Bénédiction?

(Sete teses na decadência da condição humana)

Na criação recebi uma chave que chamou um raio de luz e incidiu aqui mesmo. Iluminando o que os olhos não viam e a mente não pensava, mostrou tudo o que ele mesmo percorreu, e o que mil olhos que de mil braços se estenderam viram, ficou aqui preso na liberdade que lhes dei.
- Inspiração

Libertámo-nos de um pequeno espaço quando nascemos, berrámos de medo pelo incómodo de viver. Crescemos para ver o mundo que se estendia à nossa volta fechar-se na perspectiva finita que temos: quem diria que um horizonte é tão perto? que pensar nos leva a ver o longe sem nunca o ver?
O luminoso-quente puxa-nos e o escuro-frio afasta-nos, tão primitiva ainda é a nossa acção.
- Ver é Saber

Vivemos uma claustrofobia na agorafobia: lá fora estamos presos dentro de nós, pois cada vez mais sabemos o que dantes não sabíamos.
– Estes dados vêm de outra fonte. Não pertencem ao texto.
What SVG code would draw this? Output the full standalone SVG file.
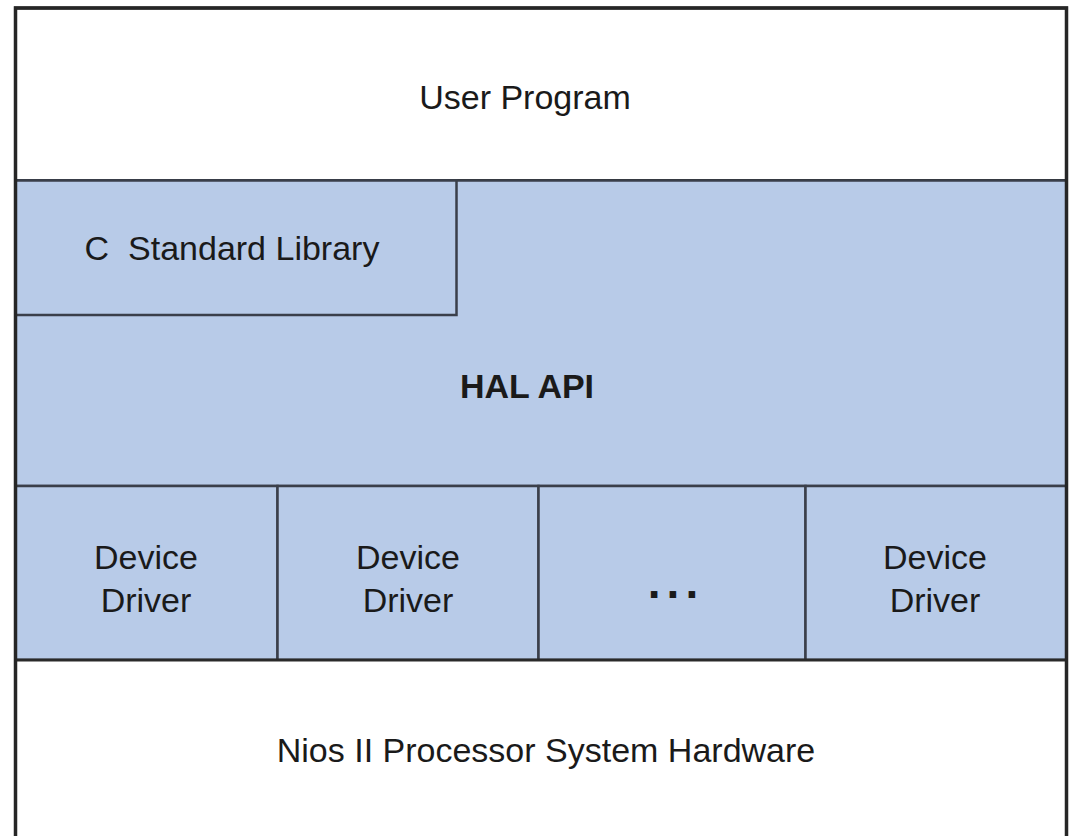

A overdose intelectual corrói o cérebro que, pobre coitado, tendo de mais já não sem em que pensar. Envenenaram-nos com o dom da escrita. Amaldiçoaram-nos com a estaticidade aprisionada em letras.
- Overdose e prisão

Os dons vieram de dedos trocados atrás das costas. Vivemos presos nesta infinita imensidão que parecemos reconhecer a cada passo: isto é aquilo e aquilo, aqueloutro. A ideia de definição continua a impregnar, a conspurcar e a conspirar a nossa derrota.
- Maldição da definição

O pouco que vivemos nesta história foi resumido no muito que parecemos ter escrito. E nesse muito afunilámos o tempo que agora é demasiado pouco para cada um de nós. Quinze minutos bastam e pensamo-nos próximos de tudo e todos, quando nada nem ninguém quer saber. Tão depressa resumimos a raça humana na palavra devir, como lentamente aguardamos o derradeiro momento que tememos desconhecer.
- Incoerências paradoxais

Discernimos numa linha interminável o tempo, e numa esfera de volume infinito o espaço: pela irreversibilidade dum e proliferação doutro em contínuos entrelaçados, fluídos a cada batida, estáticos a cada medida. Num e noutro vivemos questionados, pelo que foi, é e será.
- O Tempo e o Espaço

Na evolução estará o que nós quisermos, mas o material escasseia mais e mais. Na animalização fomos poupados e nesta aclamada "humanização" somos uma espécie egoísta que vive uma ilusão de superioridade, guerreia consigo mesma e se apelida de cívica. Somos a complexificação da simplificação e o exacto oposto: únicos no Universo e tão acompanhados pela omnipresença invisível, a necessidade de, enquanto livres, vivermos observados, sob regras, controlados.